Abruptly, I did not care. It was enough that she was still what she had been.

She flushed under my stare, stripped completely. The thundering in my head reached an explosive level. I lunged toward her.

She slipped out of my grasp and ran toward the breakers. The wind carried her over-the-shoulder challenge to me.

"Last one in is a monkey-"

She waited, ankle deep in the foaming surf, the sun gleaming on her naked flesh. I quickly divested myself of my own clothing. I raced to join her.

I splashed into the breakers. The water foamed around me, fresh and life-giving. I was buoyed, lifted, dropped. Nell had plunged in before me, was swimming far ahead, disappearing and reappearing between the waves, waving and challenging me to catch her.

She was a strong swimmer. I was strong, too. I pursued her until the beach and the car receded into distance. I felt a momentary apprehension. Then I saw her up ahead, apparently treading water, waving and laughing at me. I reached her side and felt sand under my feet.

"I didn't know it was shallow this far out," I said.

"We're on a sand bar," she told me.

I moved close to her and she did not try to avoid me. She turned to me and her laughing, salt-wet mouth met mine. Her body pressed against mine under the water and her arms wound tightly around me. We stood in shoulder-deep water, hugging and kissing, swaying with the movement of the waves. Nell's naked flesh slid against mine.
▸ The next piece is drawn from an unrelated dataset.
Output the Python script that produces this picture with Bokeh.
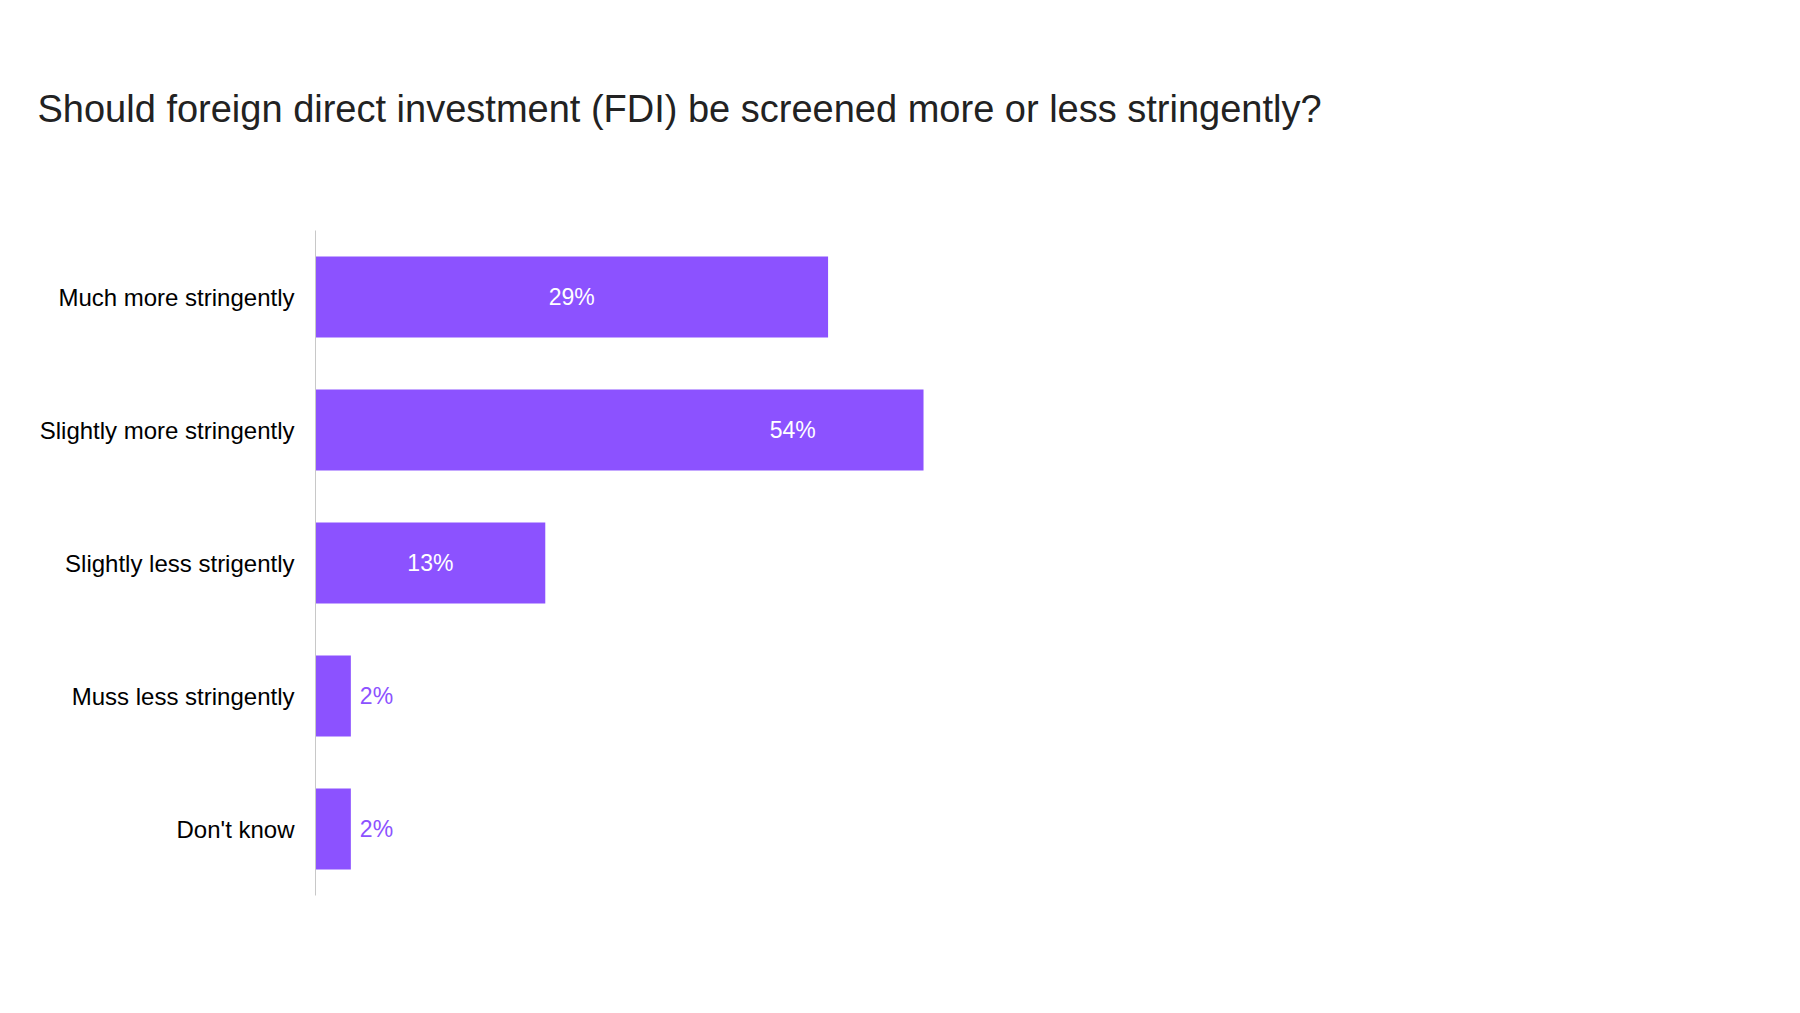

Fires I had not thought possible were lit in me-hot and cold contrast fighting a battle that was probably as old as first creation.

She drew back from me, her gaze searching and frowning toward the beach. I turned to see what she was looking at. I saw a jeep stopping on the beach near her Cadillac. A man got out, walked over and picked up the clothing I had left on the sand beside the car. He turned to stare in our direction for several long moments. Then he dropped the clothing, went back to his jeep and drove away.

My eyes swung to Nell. She was biting her lower lip. She looked worried.

I asked, "Who was that?"

"A man who works for Fred. I wonder what he was doing this far down the beach?" I felt a wave of anger. "Was he checking on you?" Nell was grave and concerned.

"I don't know," she murmured. Then she shook away her uneasiness. "Oh, hell-he was probably just driving down the island on some errand and saw the car. It doesn't mean anything."

She splashed water in my face and swam away, laughing.

I, chased her. She swam toward the beach. I caught her in the shallow, foaming surf. We tumbled, laughing, as our legs tangled.

We stopped laughing. Nell's mouth locked hungrily on mine.

Again she squeezed me in a fierce embrace. We let the foaming water wash us to the water's edge. Nell's legs parted, clamped about me.

She gasped, "Oh, Mark-"

Her glistening body threshed against me wildly in the shallow water. We clutched at each other, groaning with ecstasy as the sun beat down on us, the water foamed around us and a seagull whirled above and called to his mate.